**What to produce:** Below are some records. Pull every line that contains the word "this".

**Given records:**
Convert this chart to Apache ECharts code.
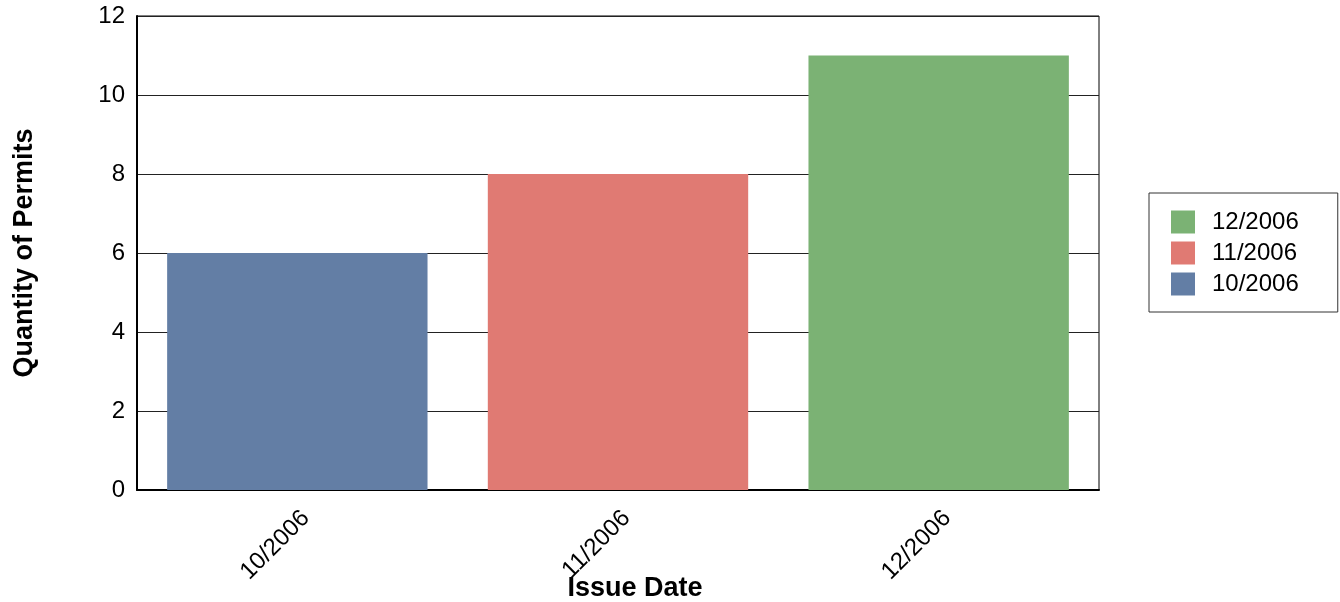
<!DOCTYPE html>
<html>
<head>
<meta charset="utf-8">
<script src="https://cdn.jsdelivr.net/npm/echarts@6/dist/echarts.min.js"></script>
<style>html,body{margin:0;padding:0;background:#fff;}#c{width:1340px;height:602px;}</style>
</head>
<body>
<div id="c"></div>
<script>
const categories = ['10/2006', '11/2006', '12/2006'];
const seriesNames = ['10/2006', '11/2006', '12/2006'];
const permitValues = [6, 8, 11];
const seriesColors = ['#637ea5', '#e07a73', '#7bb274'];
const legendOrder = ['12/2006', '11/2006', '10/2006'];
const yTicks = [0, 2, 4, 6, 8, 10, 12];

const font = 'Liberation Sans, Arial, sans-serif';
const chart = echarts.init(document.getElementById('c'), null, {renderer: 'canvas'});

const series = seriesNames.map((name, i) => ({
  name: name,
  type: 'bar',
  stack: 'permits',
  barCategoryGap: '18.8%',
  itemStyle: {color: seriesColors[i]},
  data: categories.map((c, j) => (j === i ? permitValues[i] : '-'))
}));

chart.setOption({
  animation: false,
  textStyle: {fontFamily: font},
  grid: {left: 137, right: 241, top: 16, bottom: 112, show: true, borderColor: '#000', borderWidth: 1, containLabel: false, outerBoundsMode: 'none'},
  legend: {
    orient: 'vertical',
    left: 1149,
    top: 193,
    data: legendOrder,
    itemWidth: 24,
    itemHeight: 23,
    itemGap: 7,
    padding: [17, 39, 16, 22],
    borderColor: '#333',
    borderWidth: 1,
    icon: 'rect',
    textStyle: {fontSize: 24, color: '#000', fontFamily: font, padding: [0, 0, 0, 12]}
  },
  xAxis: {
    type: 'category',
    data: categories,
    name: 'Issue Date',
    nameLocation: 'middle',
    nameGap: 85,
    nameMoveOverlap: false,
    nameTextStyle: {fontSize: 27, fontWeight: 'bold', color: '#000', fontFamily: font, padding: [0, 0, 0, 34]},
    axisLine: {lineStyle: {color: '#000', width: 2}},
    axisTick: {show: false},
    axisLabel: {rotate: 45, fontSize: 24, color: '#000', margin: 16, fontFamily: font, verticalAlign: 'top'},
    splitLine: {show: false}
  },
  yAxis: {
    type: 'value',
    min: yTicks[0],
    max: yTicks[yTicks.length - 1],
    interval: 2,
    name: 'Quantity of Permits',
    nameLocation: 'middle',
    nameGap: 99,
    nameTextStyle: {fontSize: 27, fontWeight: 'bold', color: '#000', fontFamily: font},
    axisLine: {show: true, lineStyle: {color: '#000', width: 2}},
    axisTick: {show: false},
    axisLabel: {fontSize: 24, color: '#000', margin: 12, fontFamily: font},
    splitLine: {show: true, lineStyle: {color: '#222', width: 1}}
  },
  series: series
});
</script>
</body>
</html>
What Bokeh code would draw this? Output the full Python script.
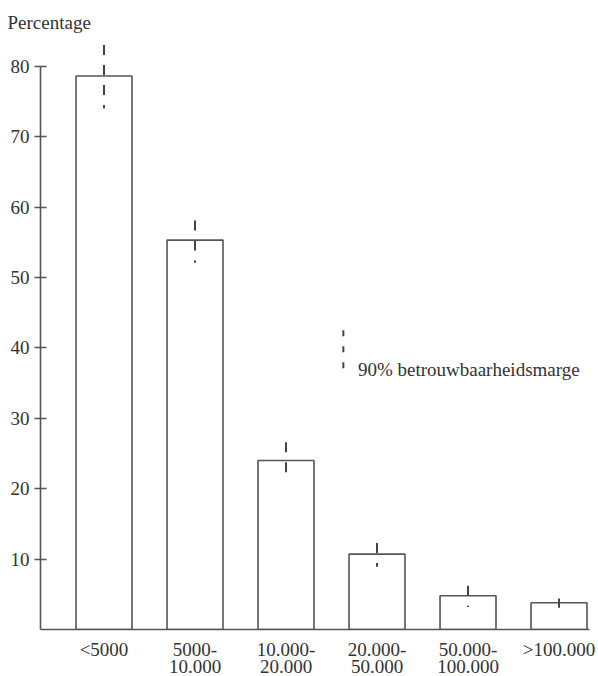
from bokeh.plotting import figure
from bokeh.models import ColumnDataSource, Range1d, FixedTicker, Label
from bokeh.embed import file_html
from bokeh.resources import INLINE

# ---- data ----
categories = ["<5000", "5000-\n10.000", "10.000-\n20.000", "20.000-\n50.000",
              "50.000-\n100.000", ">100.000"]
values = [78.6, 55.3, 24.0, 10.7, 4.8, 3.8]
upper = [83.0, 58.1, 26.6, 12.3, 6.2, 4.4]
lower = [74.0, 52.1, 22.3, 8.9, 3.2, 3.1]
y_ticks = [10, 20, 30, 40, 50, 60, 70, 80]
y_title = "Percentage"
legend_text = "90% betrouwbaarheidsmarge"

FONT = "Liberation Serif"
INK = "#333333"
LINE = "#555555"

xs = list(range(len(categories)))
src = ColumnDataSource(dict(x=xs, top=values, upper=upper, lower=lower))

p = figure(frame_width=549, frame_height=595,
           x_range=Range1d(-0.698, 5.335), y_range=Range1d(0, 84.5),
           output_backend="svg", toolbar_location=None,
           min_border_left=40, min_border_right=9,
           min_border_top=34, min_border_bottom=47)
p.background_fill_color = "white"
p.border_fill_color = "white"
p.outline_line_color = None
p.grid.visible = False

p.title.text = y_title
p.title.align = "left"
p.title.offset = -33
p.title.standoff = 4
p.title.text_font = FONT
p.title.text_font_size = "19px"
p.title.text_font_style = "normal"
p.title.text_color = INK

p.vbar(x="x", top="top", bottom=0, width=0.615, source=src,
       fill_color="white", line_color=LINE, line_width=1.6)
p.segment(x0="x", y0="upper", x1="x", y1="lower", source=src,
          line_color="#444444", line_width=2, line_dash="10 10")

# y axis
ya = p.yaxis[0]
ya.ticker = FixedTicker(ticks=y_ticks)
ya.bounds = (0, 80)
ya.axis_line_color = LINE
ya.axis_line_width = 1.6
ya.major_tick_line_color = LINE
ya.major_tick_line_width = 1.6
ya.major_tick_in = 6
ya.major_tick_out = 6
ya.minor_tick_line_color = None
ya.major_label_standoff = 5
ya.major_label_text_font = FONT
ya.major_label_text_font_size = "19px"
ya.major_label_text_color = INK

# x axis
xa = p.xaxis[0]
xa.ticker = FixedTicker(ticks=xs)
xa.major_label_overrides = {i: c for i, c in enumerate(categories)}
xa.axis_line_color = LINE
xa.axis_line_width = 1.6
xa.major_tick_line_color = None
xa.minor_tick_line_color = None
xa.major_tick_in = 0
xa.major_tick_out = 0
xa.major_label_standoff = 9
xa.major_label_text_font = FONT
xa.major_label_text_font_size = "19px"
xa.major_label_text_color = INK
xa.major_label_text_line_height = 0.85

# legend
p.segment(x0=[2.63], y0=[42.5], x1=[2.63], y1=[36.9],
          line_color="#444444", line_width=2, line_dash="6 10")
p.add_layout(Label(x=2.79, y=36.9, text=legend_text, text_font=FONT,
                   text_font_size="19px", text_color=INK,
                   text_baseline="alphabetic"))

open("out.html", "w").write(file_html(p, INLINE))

--

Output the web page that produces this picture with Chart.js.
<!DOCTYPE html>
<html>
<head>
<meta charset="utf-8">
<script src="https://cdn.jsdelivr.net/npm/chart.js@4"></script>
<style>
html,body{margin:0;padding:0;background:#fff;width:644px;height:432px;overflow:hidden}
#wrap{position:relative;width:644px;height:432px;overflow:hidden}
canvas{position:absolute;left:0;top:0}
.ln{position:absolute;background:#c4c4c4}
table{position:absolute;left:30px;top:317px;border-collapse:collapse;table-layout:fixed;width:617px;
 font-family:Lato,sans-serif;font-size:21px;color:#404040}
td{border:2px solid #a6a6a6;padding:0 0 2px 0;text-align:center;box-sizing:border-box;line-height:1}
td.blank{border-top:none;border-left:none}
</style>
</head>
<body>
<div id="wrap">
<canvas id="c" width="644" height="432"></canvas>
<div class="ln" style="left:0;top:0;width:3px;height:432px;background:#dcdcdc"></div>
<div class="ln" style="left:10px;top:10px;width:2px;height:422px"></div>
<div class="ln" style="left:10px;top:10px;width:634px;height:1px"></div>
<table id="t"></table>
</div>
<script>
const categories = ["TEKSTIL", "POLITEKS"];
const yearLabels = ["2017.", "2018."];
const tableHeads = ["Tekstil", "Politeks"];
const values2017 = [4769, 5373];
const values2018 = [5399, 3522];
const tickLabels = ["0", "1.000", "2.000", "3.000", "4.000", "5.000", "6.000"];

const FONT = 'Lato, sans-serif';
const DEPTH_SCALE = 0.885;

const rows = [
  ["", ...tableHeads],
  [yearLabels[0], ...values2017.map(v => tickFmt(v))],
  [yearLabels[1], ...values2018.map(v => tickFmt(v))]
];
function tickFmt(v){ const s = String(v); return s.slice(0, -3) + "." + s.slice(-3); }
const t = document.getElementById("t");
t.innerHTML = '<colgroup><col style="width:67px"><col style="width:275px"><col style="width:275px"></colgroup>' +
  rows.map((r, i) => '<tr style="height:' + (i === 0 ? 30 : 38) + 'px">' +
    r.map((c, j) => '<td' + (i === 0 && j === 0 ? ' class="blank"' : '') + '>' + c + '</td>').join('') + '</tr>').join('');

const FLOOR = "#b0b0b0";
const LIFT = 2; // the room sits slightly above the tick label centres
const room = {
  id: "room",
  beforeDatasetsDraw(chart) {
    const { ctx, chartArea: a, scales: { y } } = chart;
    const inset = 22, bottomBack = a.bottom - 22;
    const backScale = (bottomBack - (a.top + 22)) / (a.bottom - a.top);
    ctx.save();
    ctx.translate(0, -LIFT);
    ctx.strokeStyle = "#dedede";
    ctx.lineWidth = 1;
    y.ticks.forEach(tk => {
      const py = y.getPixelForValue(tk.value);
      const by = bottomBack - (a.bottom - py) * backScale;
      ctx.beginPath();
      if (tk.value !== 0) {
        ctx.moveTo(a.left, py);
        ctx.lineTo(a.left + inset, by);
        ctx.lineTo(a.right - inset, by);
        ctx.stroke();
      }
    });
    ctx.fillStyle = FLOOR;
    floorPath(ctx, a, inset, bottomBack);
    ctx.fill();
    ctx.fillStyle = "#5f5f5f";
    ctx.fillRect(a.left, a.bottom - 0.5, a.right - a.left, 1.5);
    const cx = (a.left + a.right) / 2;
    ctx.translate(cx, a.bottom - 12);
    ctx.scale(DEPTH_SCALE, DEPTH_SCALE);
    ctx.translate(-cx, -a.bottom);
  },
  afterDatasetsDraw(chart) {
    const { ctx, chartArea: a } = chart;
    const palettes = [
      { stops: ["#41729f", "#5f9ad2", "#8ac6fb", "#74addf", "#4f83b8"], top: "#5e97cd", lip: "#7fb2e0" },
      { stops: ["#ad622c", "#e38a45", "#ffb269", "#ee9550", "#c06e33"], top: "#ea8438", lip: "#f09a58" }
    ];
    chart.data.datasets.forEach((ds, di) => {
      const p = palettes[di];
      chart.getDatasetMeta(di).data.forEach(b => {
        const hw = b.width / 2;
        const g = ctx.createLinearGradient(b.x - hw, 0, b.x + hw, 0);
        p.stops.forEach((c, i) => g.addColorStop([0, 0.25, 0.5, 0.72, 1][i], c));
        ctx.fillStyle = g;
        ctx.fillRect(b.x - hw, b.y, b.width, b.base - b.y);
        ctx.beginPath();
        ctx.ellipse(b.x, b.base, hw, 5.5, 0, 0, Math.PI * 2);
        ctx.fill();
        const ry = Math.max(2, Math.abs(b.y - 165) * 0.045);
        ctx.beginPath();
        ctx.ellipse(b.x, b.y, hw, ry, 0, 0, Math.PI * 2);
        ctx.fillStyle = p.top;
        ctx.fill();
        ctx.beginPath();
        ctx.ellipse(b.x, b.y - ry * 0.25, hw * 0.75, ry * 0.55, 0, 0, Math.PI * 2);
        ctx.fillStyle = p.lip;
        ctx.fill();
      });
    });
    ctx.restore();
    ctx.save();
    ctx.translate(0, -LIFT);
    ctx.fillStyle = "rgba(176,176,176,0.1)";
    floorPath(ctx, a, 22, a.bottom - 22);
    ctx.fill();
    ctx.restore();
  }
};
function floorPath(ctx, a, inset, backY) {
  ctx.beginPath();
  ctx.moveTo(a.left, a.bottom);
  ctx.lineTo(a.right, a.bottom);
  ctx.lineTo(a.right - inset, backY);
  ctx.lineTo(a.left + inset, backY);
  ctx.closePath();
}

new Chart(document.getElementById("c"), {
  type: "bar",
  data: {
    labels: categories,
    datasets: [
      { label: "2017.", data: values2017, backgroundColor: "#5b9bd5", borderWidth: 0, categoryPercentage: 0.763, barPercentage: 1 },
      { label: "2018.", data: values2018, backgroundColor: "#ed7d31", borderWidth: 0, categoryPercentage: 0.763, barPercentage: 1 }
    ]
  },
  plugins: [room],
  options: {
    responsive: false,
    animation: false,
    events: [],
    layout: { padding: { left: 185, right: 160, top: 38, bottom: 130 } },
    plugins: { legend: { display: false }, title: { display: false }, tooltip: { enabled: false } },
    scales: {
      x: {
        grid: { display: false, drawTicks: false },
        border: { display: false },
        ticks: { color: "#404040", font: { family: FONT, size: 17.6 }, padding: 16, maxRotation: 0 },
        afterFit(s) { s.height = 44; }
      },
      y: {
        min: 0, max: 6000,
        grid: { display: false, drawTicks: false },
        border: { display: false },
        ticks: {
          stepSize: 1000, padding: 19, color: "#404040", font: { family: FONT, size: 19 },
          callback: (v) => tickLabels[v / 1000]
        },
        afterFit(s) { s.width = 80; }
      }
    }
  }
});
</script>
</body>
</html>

* * *

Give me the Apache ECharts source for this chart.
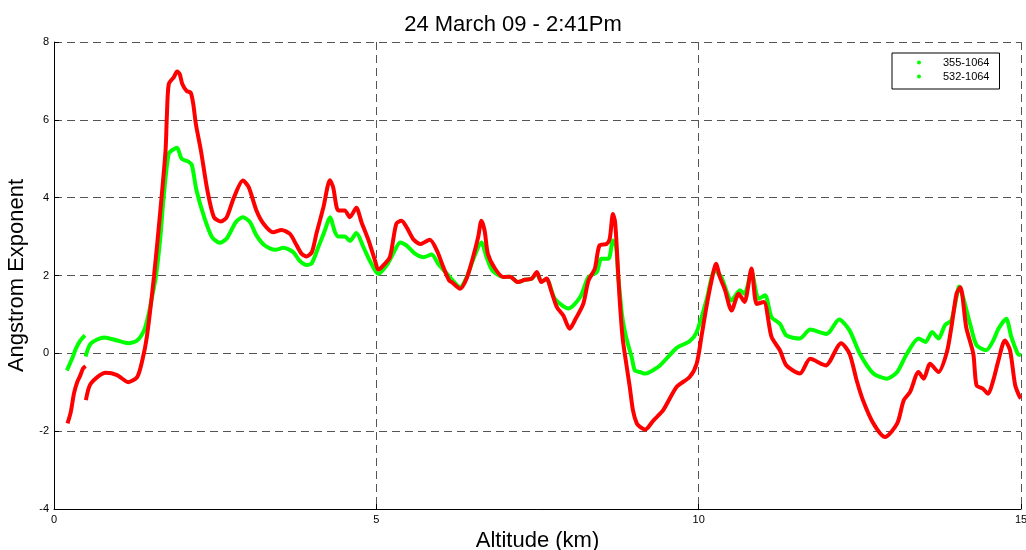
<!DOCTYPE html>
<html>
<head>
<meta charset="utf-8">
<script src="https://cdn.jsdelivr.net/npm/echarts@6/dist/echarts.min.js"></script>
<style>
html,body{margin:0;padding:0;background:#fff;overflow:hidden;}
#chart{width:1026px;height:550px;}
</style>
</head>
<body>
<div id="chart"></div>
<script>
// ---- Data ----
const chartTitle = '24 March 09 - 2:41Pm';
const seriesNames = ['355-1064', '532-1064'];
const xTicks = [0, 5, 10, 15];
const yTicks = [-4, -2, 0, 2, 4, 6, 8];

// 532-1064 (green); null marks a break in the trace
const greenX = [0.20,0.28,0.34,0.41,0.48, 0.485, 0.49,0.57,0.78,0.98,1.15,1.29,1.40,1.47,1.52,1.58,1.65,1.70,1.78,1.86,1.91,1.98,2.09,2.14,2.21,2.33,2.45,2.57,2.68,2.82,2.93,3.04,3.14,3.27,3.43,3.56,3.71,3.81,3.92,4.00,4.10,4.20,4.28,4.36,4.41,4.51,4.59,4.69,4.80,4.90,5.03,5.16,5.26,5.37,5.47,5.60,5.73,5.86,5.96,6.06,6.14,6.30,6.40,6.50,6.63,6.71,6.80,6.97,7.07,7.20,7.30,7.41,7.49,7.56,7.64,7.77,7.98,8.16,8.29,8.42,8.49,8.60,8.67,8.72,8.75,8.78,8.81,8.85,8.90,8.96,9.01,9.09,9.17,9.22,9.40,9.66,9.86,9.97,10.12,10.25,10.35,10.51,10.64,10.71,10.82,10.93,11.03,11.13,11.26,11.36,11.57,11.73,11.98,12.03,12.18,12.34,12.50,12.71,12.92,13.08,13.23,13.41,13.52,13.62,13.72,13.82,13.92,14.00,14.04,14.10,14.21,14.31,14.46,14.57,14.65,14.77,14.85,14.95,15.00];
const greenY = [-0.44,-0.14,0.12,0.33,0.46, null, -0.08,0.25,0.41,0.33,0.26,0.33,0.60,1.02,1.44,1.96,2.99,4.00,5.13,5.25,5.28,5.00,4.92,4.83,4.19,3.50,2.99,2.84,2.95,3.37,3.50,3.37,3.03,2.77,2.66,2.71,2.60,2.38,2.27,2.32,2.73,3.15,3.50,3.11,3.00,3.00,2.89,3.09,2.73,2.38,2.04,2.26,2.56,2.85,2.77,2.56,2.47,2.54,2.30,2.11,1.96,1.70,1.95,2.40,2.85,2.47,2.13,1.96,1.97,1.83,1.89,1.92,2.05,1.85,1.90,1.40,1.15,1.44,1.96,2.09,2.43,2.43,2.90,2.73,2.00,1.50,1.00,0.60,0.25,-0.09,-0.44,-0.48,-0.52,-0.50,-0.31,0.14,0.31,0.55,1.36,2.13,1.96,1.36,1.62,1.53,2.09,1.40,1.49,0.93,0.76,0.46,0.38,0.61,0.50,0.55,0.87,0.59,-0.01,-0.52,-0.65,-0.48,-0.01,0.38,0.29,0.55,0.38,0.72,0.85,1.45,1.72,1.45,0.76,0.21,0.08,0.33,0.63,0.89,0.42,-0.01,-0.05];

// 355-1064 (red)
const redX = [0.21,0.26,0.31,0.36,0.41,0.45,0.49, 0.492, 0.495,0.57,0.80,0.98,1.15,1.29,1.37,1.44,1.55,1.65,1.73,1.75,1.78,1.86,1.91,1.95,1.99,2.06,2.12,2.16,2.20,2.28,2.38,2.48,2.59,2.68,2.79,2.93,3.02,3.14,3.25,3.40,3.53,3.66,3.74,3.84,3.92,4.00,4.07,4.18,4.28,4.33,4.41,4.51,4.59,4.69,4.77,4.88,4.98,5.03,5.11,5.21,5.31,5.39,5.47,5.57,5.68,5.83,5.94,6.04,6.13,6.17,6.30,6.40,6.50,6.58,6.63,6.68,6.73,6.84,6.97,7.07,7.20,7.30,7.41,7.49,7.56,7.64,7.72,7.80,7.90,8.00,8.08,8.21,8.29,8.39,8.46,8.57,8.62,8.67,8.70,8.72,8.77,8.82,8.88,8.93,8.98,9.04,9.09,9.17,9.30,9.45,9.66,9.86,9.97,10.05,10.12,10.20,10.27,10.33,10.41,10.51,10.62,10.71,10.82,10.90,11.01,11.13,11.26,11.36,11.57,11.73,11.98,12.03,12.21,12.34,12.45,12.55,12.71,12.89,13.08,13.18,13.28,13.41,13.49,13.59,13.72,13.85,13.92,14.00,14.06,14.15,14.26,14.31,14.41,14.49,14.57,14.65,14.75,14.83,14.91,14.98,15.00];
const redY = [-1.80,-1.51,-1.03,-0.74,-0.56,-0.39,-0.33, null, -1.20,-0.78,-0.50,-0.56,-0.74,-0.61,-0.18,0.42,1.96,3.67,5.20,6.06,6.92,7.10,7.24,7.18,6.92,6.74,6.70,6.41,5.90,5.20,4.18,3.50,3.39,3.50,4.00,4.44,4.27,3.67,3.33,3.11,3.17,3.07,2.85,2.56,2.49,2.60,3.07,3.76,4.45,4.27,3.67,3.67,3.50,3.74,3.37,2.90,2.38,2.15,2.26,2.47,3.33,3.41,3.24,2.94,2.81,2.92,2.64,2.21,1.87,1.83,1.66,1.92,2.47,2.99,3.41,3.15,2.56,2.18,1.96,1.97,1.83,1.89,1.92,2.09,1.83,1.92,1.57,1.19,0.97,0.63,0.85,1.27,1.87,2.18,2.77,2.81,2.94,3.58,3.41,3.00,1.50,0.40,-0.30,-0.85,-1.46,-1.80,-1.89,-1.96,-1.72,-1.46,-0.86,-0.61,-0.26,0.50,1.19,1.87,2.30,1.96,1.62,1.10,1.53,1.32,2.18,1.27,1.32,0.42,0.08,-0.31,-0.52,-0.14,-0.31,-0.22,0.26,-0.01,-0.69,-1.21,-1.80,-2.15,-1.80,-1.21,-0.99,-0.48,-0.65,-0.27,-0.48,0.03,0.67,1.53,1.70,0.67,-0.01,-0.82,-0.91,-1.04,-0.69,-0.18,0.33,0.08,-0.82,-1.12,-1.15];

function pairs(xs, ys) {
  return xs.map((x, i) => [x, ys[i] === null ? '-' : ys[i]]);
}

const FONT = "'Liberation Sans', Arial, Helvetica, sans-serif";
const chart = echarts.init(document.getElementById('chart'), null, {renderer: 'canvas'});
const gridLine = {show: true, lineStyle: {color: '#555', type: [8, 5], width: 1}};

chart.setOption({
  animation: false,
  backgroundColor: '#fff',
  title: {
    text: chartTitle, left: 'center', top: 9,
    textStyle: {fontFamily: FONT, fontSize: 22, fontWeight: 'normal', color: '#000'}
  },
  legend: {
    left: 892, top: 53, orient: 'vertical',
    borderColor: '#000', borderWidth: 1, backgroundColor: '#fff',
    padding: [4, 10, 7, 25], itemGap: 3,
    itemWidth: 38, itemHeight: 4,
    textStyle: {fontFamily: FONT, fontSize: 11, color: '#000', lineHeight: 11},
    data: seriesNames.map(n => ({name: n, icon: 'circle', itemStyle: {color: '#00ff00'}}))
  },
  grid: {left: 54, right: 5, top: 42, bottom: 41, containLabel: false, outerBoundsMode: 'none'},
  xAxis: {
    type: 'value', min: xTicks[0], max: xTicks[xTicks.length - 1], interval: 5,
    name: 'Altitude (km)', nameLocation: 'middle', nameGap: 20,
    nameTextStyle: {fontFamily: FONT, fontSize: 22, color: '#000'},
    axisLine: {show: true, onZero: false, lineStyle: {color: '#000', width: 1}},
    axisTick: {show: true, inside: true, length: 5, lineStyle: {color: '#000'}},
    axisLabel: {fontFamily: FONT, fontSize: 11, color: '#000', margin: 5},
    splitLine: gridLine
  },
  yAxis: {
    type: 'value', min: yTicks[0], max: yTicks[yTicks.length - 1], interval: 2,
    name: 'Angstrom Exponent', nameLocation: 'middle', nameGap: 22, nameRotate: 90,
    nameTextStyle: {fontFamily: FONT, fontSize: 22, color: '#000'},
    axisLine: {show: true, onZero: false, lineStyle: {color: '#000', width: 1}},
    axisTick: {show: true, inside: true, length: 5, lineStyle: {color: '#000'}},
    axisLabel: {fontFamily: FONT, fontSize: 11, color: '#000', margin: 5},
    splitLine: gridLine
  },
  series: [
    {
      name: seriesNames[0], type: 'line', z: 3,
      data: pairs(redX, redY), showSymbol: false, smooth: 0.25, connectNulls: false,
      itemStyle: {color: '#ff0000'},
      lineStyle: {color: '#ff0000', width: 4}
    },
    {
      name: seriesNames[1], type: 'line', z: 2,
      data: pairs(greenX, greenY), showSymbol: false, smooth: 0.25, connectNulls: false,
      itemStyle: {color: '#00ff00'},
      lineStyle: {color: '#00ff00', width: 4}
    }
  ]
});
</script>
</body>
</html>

**Written answer:**
Convert this chart to Apache ECharts code.
What Bokeh code would draw this? Output the full Python script.
Output the web page that produces this picture with Chart.js.
Give me the Apache ECharts source for this chart.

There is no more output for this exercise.